### What you will do
Word for word, quote all of the material, omitting the pictures.

### Given data
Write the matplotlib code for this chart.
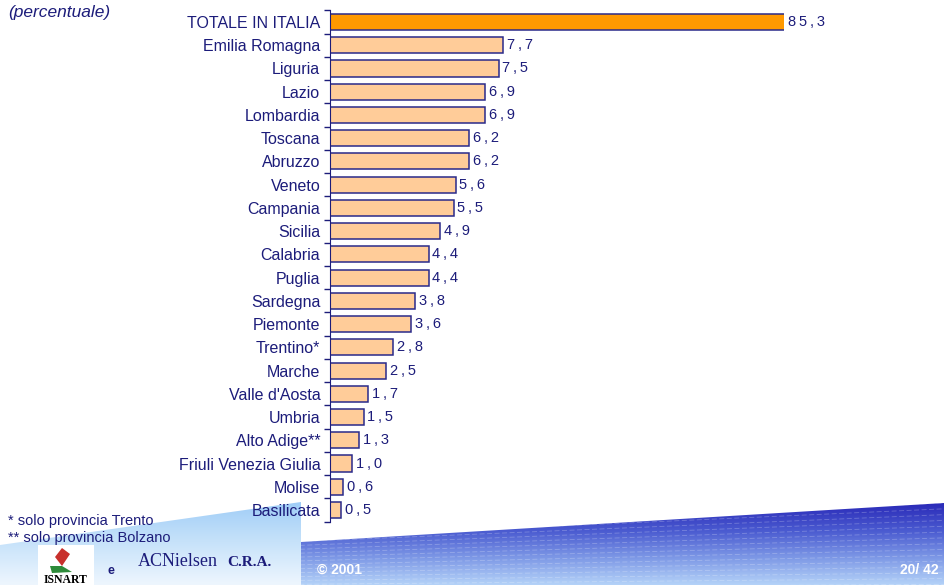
import numpy as np
import matplotlib.pyplot as plt
from matplotlib.colors import LinearSegmentedColormap
from matplotlib.patches import Polygon, Rectangle

plt.rcParams['font.family'] = ['Liberation Sans', 'DejaVu Sans']

# dati (percentuale)
regioni = ['TOTALE IN ITALIA', 'Emilia Romagna', 'Liguria', 'Lazio', 'Lombardia',
           'Toscana', 'Abruzzo', 'Veneto', 'Campania', 'Sicilia', 'Calabria',
           'Puglia', 'Sardegna', 'Piemonte', 'Trentino*', 'Marche',
           "Valle d'Aosta", 'Umbria', 'Alto Adige**', 'Friuli Venezia Giulia',
           'Molise', 'Basilicata']
valori = [85.3, 7.7, 7.5, 6.9, 6.9, 6.2, 6.2, 5.6, 5.5, 4.9, 4.4,
          4.4, 3.8, 3.6, 2.8, 2.5, 1.7, 1.5, 1.3, 1.0, 0.6, 0.5]

navy = '#1c1c7a'
W, H = 944, 585
fig = plt.figure(figsize=(W / 100, H / 100), dpi=100)

# sfondo in basso (fasce blu)
bg = fig.add_axes([0, 0, 1, 1], zorder=-1)
bg.set_xlim(0, W)
bg.set_ylim(H, 0)
bg.axis('off')

grad_v = np.linspace(0, 1, 200).reshape(-1, 1)

# fascia chiara a sinistra
cmap_chiaro = LinearSegmentedColormap.from_list('chiaro', ['#9fcdf7', '#c8e3fa', '#eef6fe'])
poly_chiaro = Polygon([(0, 545), (301, 502), (301, H), (0, H)], closed=True,
                      facecolor='none', edgecolor='none')
bg.add_patch(poly_chiaro)
im2 = bg.imshow(grad_v, cmap=cmap_chiaro, extent=(0, 301, H, 502), aspect='auto')
im2.set_clip_path(poly_chiaro)

# fascia blu scura
cmap_blu = LinearSegmentedColormap.from_list(
    'blu', ['#2a2ab8', '#4a5ad0', '#7d98e6', '#b4d2f8'])
poly_blu = Polygon([(301, 542), (W, 503), (W, H), (301, H)], closed=True,
                   facecolor='none', edgecolor='none')
bg.add_patch(poly_blu)
im = bg.imshow(grad_v, cmap=cmap_blu, extent=(301, W, H, 503), aspect='auto')
im.set_clip_path(poly_blu)

# righe chiare sulla fascia
for k in range(16):
    t = k / 16
    l, = bg.plot([0, W], [548 + k * 3, 548 + k * 3 - 45 * (1 - t)],
                 color='white', lw=0.6, alpha=0.25, ls=(0, (6, 3)))
    l.set_clip_path(poly_blu)

# loghi
bg.add_patch(Rectangle((38, 545), 56, 40, facecolor='white', edgecolor='none'))
bg.add_patch(Polygon([(55, 557), (62, 548), (70, 554), (62, 566)], closed=True,
                     facecolor='#c8302c', edgecolor='none'))
bg.add_patch(Polygon([(50, 566), (62, 566), (72, 572), (52, 573)], closed=True,
                     facecolor='#2e8b3a', edgecolor='none'))

# grafico
ax = fig.add_axes([330 / W, 1 - 521.6 / H, 454 / W, 511.2 / H])
y = np.arange(len(regioni))
colori = ['#ff9900'] + ['#ffcc99'] * (len(regioni) - 1)
ax.barh(y, valori, height=0.69, color=colori, edgecolor='#2a2a8a', linewidth=1.1)
ax.set_xlim(0, 20.2)
ax.set_ylim(len(regioni) - 0.5, -0.5)

for yi, v in zip(y, valori):
    testo = '\u2009'.join(f'{v:.1f}'.replace('.', ','))
    xv = min(v, 20.2)
    ax.text(xv + 0.16, yi, testo, va='center', ha='left', fontsize=10.5,
            color=navy, clip_on=False)

ax.set_yticks(y)
ax.set_yticklabels(regioni, fontsize=11.5, color=navy)
ax.tick_params(axis='y', which='major', length=0, pad=7)
ax.set_yticks(np.arange(len(regioni) + 1) - 0.5, minor=True)
ax.tick_params(axis='y', which='minor', length=4, color=navy, width=1)
ax.set_xticks([])
for s in ['top', 'right', 'bottom']:
    ax.spines[s].set_visible(False)
ax.spines['left'].set_color(navy)
ax.patch.set_alpha(0)

# testi
fig.text(8 / W, 1 - 12 / H, '(percentuale)', fontsize=12.5, style='italic',
         color=navy, va='center')
fig.text(8 / W, 1 - 521 / H, '* solo provincia Trento', fontsize=10.5, color=navy, va='center')
fig.text(8 / W, 1 - 538 / H, '** solo provincia Bolzano', fontsize=10.5, color=navy, va='center')
fig.text(66 / W, 1 - 580 / H, 'ISNART', fontsize=8.5, family='Liberation Serif',
         weight='bold', color='black', ha='center', va='center')
fig.text(107 / W, 1 - 571 / H, 'e', fontsize=9, weight='bold', color=navy, va='center')
fig.text(138 / W, 1 - 561 / H, 'ACNielsen', fontsize=13, family='Liberation Serif',
         color=navy, va='center')
fig.text(227 / W, 1 - 562 / H, 'C.R.A.', fontsize=11, family='Liberation Serif',
         weight='bold', color=navy, va='center')
fig.text(317 / W, 1 - 570 / H, '© 2001', fontsize=10, weight='bold', color='white', va='center')
fig.text(900 / W, 1 - 570 / H, '20/ 42', fontsize=10, weight='bold', color='white', va='center')

fig.savefig('out.png', dpi=100)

### Reply to the exercise
Write the matplotlib code for this chart.
import numpy as np
import matplotlib.pyplot as plt
from matplotlib.colors import LinearSegmentedColormap
from matplotlib.patches import Polygon, Rectangle

plt.rcParams['font.family'] = ['Liberation Sans', 'DejaVu Sans']

# dati (percentuale)
regioni = ['TOTALE IN ITALIA', 'Emilia Romagna', 'Liguria', 'Lazio', 'Lombardia',
           'Toscana', 'Abruzzo', 'Veneto', 'Campania', 'Sicilia', 'Calabria',
           'Puglia', 'Sardegna', 'Piemonte', 'Trentino*', 'Marche',
           "Valle d'Aosta", 'Umbria', 'Alto Adige**', 'Friuli Venezia Giulia',
           'Molise', 'Basilicata']
valori = [85.3, 7.7, 7.5, 6.9, 6.9, 6.2, 6.2, 5.6, 5.5, 4.9, 4.4,
          4.4, 3.8, 3.6, 2.8, 2.5, 1.7, 1.5, 1.3, 1.0, 0.6, 0.5]

navy = '#1c1c7a'
W, H = 944, 585
fig = plt.figure(figsize=(W / 100, H / 100), dpi=100)

# sfondo in basso (fasce blu)
bg = fig.add_axes([0, 0, 1, 1], zorder=-1)
bg.set_xlim(0, W)
bg.set_ylim(H, 0)
bg.axis('off')

grad_v = np.linspace(0, 1, 200).reshape(-1, 1)

# fascia chiara a sinistra
cmap_chiaro = LinearSegmentedColormap.from_list('chiaro', ['#9fcdf7', '#c8e3fa', '#eef6fe'])
poly_chiaro = Polygon([(0, 545), (301, 502), (301, H), (0, H)], closed=True,
                      facecolor='none', edgecolor='none')
bg.add_patch(poly_chiaro)
im2 = bg.imshow(grad_v, cmap=cmap_chiaro, extent=(0, 301, H, 502), aspect='auto')
im2.set_clip_path(poly_chiaro)

# fascia blu scura
cmap_blu = LinearSegmentedColormap.from_list(
    'blu', ['#2a2ab8', '#4a5ad0', '#7d98e6', '#b4d2f8'])
poly_blu = Polygon([(301, 542), (W, 503), (W, H), (301, H)], closed=True,
                   facecolor='none', edgecolor='none')
bg.add_patch(poly_blu)
im = bg.imshow(grad_v, cmap=cmap_blu, extent=(301, W, H, 503), aspect='auto')
im.set_clip_path(poly_blu)

# righe chiare sulla fascia
for k in range(16):
    t = k / 16
    l, = bg.plot([0, W], [548 + k * 3, 548 + k * 3 - 45 * (1 - t)],
                 color='white', lw=0.6, alpha=0.25, ls=(0, (6, 3)))
    l.set_clip_path(poly_blu)

# loghi
bg.add_patch(Rectangle((38, 545), 56, 40, facecolor='white', edgecolor='none'))
bg.add_patch(Polygon([(55, 557), (62, 548), (70, 554), (62, 566)], closed=True,
                     facecolor='#c8302c', edgecolor='none'))
bg.add_patch(Polygon([(50, 566), (62, 566), (72, 572), (52, 573)], closed=True,
                     facecolor='#2e8b3a', edgecolor='none'))

# grafico
ax = fig.add_axes([330 / W, 1 - 521.6 / H, 454 / W, 511.2 / H])
y = np.arange(len(regioni))
colori = ['#ff9900'] + ['#ffcc99'] * (len(regioni) - 1)
ax.barh(y, valori, height=0.69, color=colori, edgecolor='#2a2a8a', linewidth=1.1)
ax.set_xlim(0, 20.2)
ax.set_ylim(len(regioni) - 0.5, -0.5)

for yi, v in zip(y, valori):
    testo = '\u2009'.join(f'{v:.1f}'.replace('.', ','))
    xv = min(v, 20.2)
    ax.text(xv + 0.16, yi, testo, va='center', ha='left', fontsize=10.5,
            color=navy, clip_on=False)

ax.set_yticks(y)
ax.set_yticklabels(regioni, fontsize=11.5, color=navy)
ax.tick_params(axis='y', which='major', length=0, pad=7)
ax.set_yticks(np.arange(len(regioni) + 1) - 0.5, minor=True)
ax.tick_params(axis='y', which='minor', length=4, color=navy, width=1)
ax.set_xticks([])
for s in ['top', 'right', 'bottom']:
    ax.spines[s].set_visible(False)
ax.spines['left'].set_color(navy)
ax.patch.set_alpha(0)

# testi
fig.text(8 / W, 1 - 12 / H, '(percentuale)', fontsize=12.5, style='italic',
         color=navy, va='center')
fig.text(8 / W, 1 - 521 / H, '* solo provincia Trento', fontsize=10.5, color=navy, va='center')
fig.text(8 / W, 1 - 538 / H, '** solo provincia Bolzano', fontsize=10.5, color=navy, va='center')
fig.text(66 / W, 1 - 580 / H, 'ISNART', fontsize=8.5, family='Liberation Serif',
         weight='bold', color='black', ha='center', va='center')
fig.text(107 / W, 1 - 571 / H, 'e', fontsize=9, weight='bold', color=navy, va='center')
fig.text(138 / W, 1 - 561 / H, 'ACNielsen', fontsize=13, family='Liberation Serif',
         color=navy, va='center')
fig.text(227 / W, 1 - 562 / H, 'C.R.A.', fontsize=11, family='Liberation Serif',
         weight='bold', color=navy, va='center')
fig.text(317 / W, 1 - 570 / H, '© 2001', fontsize=10, weight='bold', color='white', va='center')
fig.text(900 / W, 1 - 570 / H, '20/ 42', fontsize=10, weight='bold', color='white', va='center')

fig.savefig('out.png', dpi=100)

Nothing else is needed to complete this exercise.